Reversible Switching of Microcomb Soliton Crystal States

Excitation of microcomb solitons requires optimization of a number of pump laser parameters such as wavelength scan speed, pump detuning from the cavity resonance, and optical power, making their efficient excitation, and reversible switching between a N-soliton crystal and the single-soliton comb highly challenging. Furthermore, limited wavelength tunability and low-power of on-chip lasers make controlled excitation of different soliton comb states in an integrated platform, where both the pump laser and microresonator are on the same chip, difficult. Here we address all these issues and demonstrate efficient excitation of soliton combs, and reversible switching between a two-soliton crystal and single-soliton state using polarization control of a fixed wavelength pump. We directly pump a silica microsphere with ~35 mW power from a continuous-wave laser at a fixed wavelength and tune its polarization to generate Brillouin laser-pumped soliton combs and achieve deterministic switching from a two-soliton crystal to a single-soliton comb and back to two-soliton crystal. While switching from a higher-order soliton crystal to single-soliton state has been demonstrated earlier, to the best of our knowledge, deterministic switching from a single-soliton to a higher-order soliton crystal has not been observed. The observed comb lines for the three- and two-soliton crystals are only 4 and 6 dB lower, respectively, than the Brillouin Stokes signal, resulting in an enhancement factor of up to ~2000 compared to similar works, where the comb lines are 20-40 dB lower than the center comb line.

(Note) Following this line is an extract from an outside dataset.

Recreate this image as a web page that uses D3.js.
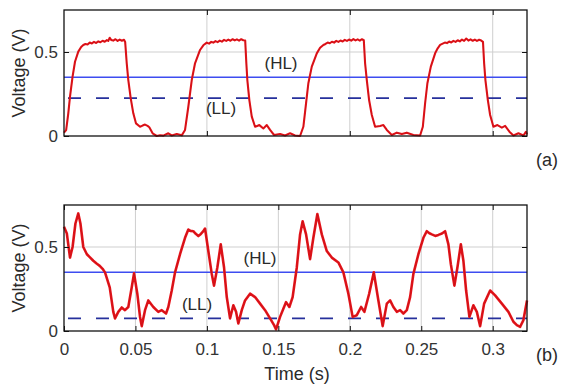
<!DOCTYPE html>
<html><head><meta charset="utf-8">
<script src="https://cdn.jsdelivr.net/npm/d3@7"></script>
<style>
body{margin:0;background:#fff;}
svg text{font-family:"Liberation Sans",Arial,sans-serif;}
</style></head>
<body><svg id="c" width="562" height="387"></svg>
<script>
// ---- data ----
const timeA = [0,0.0015,0.003,0.0042,0.006,0.0077,0.010,0.012,0.0135,0.015,0.0165,0.018,0.0195,0.021,0.0225,0.024,0.0255,0.027,0.0285,0.030,0.031,0.032,0.033,0.0345,0.036,0.0375,0.039,0.0405,0.042,0.0428,0.0439,0.045,0.0467,0.0485,0.0504,0.0532,0.055,0.0567,0.0585,0.0597,0.062,0.0649,0.0672,0.0695,0.073,0.0754,0.0789,0.0824,0.0847,
0.087,0.0894,0.0917,0.0952,0.0975,0.0999,0.1015,0.103,0.1045,0.106,0.1075,0.109,0.1105,0.112,0.1135,0.115,0.1165,0.118,0.1195,0.121,0.1225,0.124,0.1255,0.1268,0.1276,0.1283,0.1297,0.1314,0.1337,0.1352,0.1367,0.1395,0.1419,0.1442,0.147,0.1512,0.1547,0.1582,0.1617,0.1652,
0.1675,0.1694,0.171,0.1734,0.1769,0.1792,0.1815,0.183,0.1845,0.186,0.1875,0.189,0.1905,0.192,0.1935,0.195,0.1965,0.198,0.1995,0.201,0.2025,0.204,0.2055,0.207,0.2085,0.2098,0.2107,0.2119,0.2135,0.2154,0.2177,0.2212,0.2235,0.2259,0.2294,0.2329,0.2364,0.2399,0.2445,0.2492,
0.2511,0.2527,0.2543,0.2567,0.2597,0.2615,0.2632,0.265,0.2665,0.268,0.2695,0.271,0.2725,0.274,0.2755,0.277,0.2785,0.28,0.2815,0.283,0.2845,0.286,0.2875,0.289,0.2905,0.292,0.2932,0.294,0.2949,0.2966,0.2982,0.3005,0.3033,0.3064,0.3087,0.3117,0.3145,0.318,0.3215,0.3232,0.324];
const voltA = [0.02,0.035,0.135,0.234,0.353,0.442,0.502,0.53,0.542,0.548,0.545,0.556,0.551,0.56,0.554,0.563,0.558,0.567,0.561,0.571,0.566,0.585,0.572,0.568,0.576,0.566,0.574,0.567,0.573,0.56,0.433,0.333,0.224,0.135,0.075,0.055,0.062,0.068,0.06,0.052,0.016,0.0,0.004,0.002,0.016,0.003,0.012,0.004,0.036,
0.174,0.333,0.433,0.512,0.54,0.556,0.55,0.56,0.556,0.565,0.559,0.568,0.562,0.572,0.566,0.574,0.567,0.576,0.569,0.575,0.568,0.576,0.57,0.568,0.433,0.333,0.214,0.115,0.055,0.06,0.065,0.045,0.065,0.036,0.006,0.012,0.003,0.016,0.003,0.0,
0.055,0.195,0.314,0.413,0.492,0.525,0.542,0.548,0.556,0.552,0.561,0.556,0.566,0.56,0.568,0.563,0.572,0.566,0.574,0.568,0.577,0.569,0.575,0.568,0.576,0.57,0.433,0.333,0.214,0.125,0.055,0.06,0.065,0.036,0.006,0.02,0.012,0.02,0.006,0.003,
0.055,0.195,0.314,0.413,0.492,0.522,0.542,0.55,0.556,0.553,0.562,0.557,0.566,0.56,0.57,0.563,0.574,0.566,0.58,0.568,0.575,0.567,0.574,0.566,0.573,0.568,0.56,0.433,0.333,0.214,0.125,0.055,0.065,0.05,0.06,0.026,0.003,0.016,0.003,0.025,0.01];

const timeB = [0,0.002,0.0042,0.006,0.008,0.010,0.0115,0.0135,0.016,0.018,0.0205,0.023,0.025,0.027,0.0287,0.032,0.0345,0.0357,0.038,0.0404,0.0427,0.045,0.0474,0.049,0.0513,0.0532,0.0544,0.0567,0.059,0.0625,0.066,0.0684,0.0714,0.073,0.0754,0.0777,0.0812,0.0847,0.087,0.0885,0.0905,0.092,0.094,0.0958,0.0975,0.0987,0.101,0.1034,0.105,0.1073,0.1097,0.112,0.1139,0.1162,0.1185,0.1204,0.122,0.1244,0.1267,0.1302,0.1337,0.1372,0.1407,0.1442,0.147,0.1484,0.1512,0.1535,0.1554,0.1577,0.16,0.1629,0.1652,0.167,0.1694,0.1722,0.1745,0.1773,0.1804,0.1839,0.1874,0.192,0.1955,0.199,0.202,0.2049,0.2079,0.2102,0.2135,0.2168,0.22,0.223,0.2259,0.2282,0.2305,0.2329,0.2352,0.2375,0.2399,0.2422,0.2445,0.248,0.2515,0.2539,0.2557,0.2574,0.2598,0.262,0.2645,0.2667,0.269,0.2707,0.2732,0.2753,0.2777,0.2795,0.2814,0.2837,0.2865,0.2889,0.2912,0.294,0.2982,0.3017,0.3064,0.311,0.3145,0.3169,0.3192,0.3215,0.324];
const voltB = [0.62,0.58,0.437,0.5,0.64,0.70,0.64,0.50,0.457,0.44,0.418,0.40,0.388,0.37,0.349,0.26,0.114,0.075,0.114,0.14,0.124,0.143,0.26,0.343,0.222,0.084,0.029,0.124,0.182,0.143,0.114,0.124,0.104,0.143,0.241,0.349,0.457,0.555,0.604,0.596,0.594,0.58,0.565,0.578,0.594,0.61,0.476,0.34,0.27,0.378,0.516,0.378,0.202,0.075,0.153,0.114,0.045,0.124,0.182,0.222,0.202,0.163,0.124,0.075,0.035,0.01,0.084,0.133,0.172,0.143,0.202,0.378,0.575,0.653,0.575,0.428,0.555,0.696,0.575,0.476,0.437,0.408,0.349,0.222,0.084,0.094,0.143,0.114,0.22,0.349,0.182,0.029,0.163,0.182,0.143,0.114,0.124,0.104,0.124,0.202,0.34,0.457,0.555,0.594,0.582,0.575,0.566,0.572,0.58,0.594,0.516,0.398,0.27,0.378,0.516,0.418,0.241,0.084,0.153,0.114,0.029,0.163,0.241,0.212,0.163,0.114,0.055,0.035,0.025,0.065,0.182];

const highLevelA = 0.35, lowLevelA = 0.225;
const highLevelB = 0.35, lowLevelB = 0.075;
const xDomain = [0, 0.324];
const yDomain = [0, 0.75];
const xTicksA = [0.1, 0.2, 0.3];
const xTicksB = [0, 0.05, 0.1, 0.15, 0.2, 0.25, 0.3];
const xTickLabelsB = ["0","0.05","0.1","0.15","0.2","0.25","0.3"];
const yTicks = [0, 0.5];
const yTickLabels = ["0","0.5"];

// ---- drawing ----
const svg = d3.select("#c");
const X0 = 64, X1 = 527;
const panels = [
  {top:10, bottom:136, t:timeA, v:voltA, hl:highLevelA, ll:lowLevelA, xt:xTicksA, xl:null, tag:"(a)", hlPos:[281,69], llPos:[221,114], lw:2.1},
  {top:205, bottom:331, t:timeB, v:voltB, hl:highLevelB, ll:lowLevelB, xt:xTicksB, xl:xTickLabelsB, tag:"(b)", hlPos:[260,264], llPos:[197,310], lw:2.6}
];
const x = d3.scaleLinear().domain(xDomain).range([X0, X1]);

panels.forEach(p => {
  const y = d3.scaleLinear().domain(yDomain).range([p.bottom, p.top]);
  const g = svg.append("g");
  // grid
  g.selectAll(".gx").data(p.xt.filter(d => d > 0)).enter().append("line")
    .attr("x1", d => x(d)).attr("x2", d => x(d)).attr("y1", p.top).attr("y2", p.bottom)
    .attr("stroke", "#cfcfcf").attr("stroke-width", 1);
  g.selectAll(".gy").data(yTicks.filter(d => d > 0)).enter().append("line")
    .attr("x1", X0).attr("x2", X1).attr("y1", d => y(d)).attr("y2", d => y(d))
    .attr("stroke", "#cfcfcf").attr("stroke-width", 1);

  // threshold lines
  g.append("line").attr("x1", X0).attr("x2", X1).attr("y1", y(p.hl)).attr("y2", y(p.hl))
    .attr("stroke", "#3d4df0").attr("stroke-width", 1.6);
  g.append("line").attr("x1", X0).attr("x2", X1).attr("y1", y(p.ll)).attr("y2", y(p.ll))
    .attr("stroke", "#26309c").attr("stroke-width", 1.8)
    .attr("stroke-dasharray", "13,15").attr("stroke-dashoffset", 24);

  // signal
  const pts = p.t.map((t, i) => [t, p.v[i]]);
  const line = d3.line().x(d => x(d[0])).y(d => y(d[1]));
  g.append("path").attr("d", line(pts)).attr("fill", "none")
    .attr("stroke", "#e8141b").attr("stroke-width", p.lw).attr("stroke-linejoin", "round");
  g.append("path").attr("d", line(pts)).attr("fill", "none")
    .attr("stroke", "#8a1010").attr("stroke-width", 0.5).attr("stroke-opacity", 0.55);

  // axes
  const ax = d3.axisBottom(x).tickValues(p.xt).tickSize(-5).tickPadding(12)
    .tickFormat((d, i) => p.xl ? p.xl[i] : "");
  const axT = d3.axisTop(x).tickValues(p.xt).tickSize(-5).tickFormat("");
  const ay = d3.axisLeft(y).tickValues(yTicks).tickSize(-5).tickPadding(6)
    .tickFormat((d, i) => yTickLabels[i]);
  const ayR = d3.axisRight(y).tickValues(yTicks).tickSize(-5).tickFormat("");
  [[ax, `translate(0,${p.bottom})`], [axT, `translate(0,${p.top})`], [ay, `translate(${X0},0)`], [ayR, `translate(${X1},0)`]]
    .forEach(([a, tr]) => {
      const ag = g.append("g").attr("transform", tr).call(a);
      ag.select(".domain").remove();
      ag.selectAll("line").attr("stroke", "#111").attr("stroke-width", 1);
      ag.selectAll("text").attr("font-size", 17).attr("fill", "#333")
        .attr("font-family", "'Liberation Sans',Arial,sans-serif");
    });
  g.append("rect").attr("x", X0).attr("y", p.top).attr("width", X1 - X0).attr("height", p.bottom - p.top)
    .attr("fill", "none").attr("stroke", "#111").attr("stroke-width", 1.3);

  // labels
  g.append("text").attr("transform", `translate(25,${(p.top + p.bottom) / 2}) rotate(-90)`)
    .attr("text-anchor", "middle").attr("font-size", 18).attr("fill", "#2a2a2a").text("Voltage (V)");
  g.append("text").attr("x", p.hlPos[0]).attr("y", p.hlPos[1]).attr("text-anchor", "middle")
    .attr("font-size", 17).attr("fill", "#2a2a2a").text("(HL)");
  g.append("text").attr("x", p.llPos[0]).attr("y", p.llPos[1]).attr("text-anchor", "middle")
    .attr("font-size", 17).attr("fill", "#2a2a2a").text("(LL)");
  g.append("text").attr("x", 547).attr("y", p.bottom + 30).attr("text-anchor", "middle")
    .attr("font-size", 18).attr("fill", "#2a2a2a").text(p.tag);
});

svg.append("text").attr("x", 297).attr("y", 380).attr("text-anchor", "middle")
  .attr("font-size", 18).attr("fill", "#2a2a2a").text("Time (s)");
</script></body></html>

The obtained comb was immune to variations in polarization and could be re-excited and reproduced at the same wavelength just by controlling the polarization. Demonstration of a Brillouin laser-pumped microcomb soliton through the polarization control of a low-power laser at a fixed frequency paves the way for an efficient fully integrated microcomb soliton using on-chip lasers, microresonators and electro-optic polarization controllers for applications ranging from on-chip optical atomic clocks to quantum computing.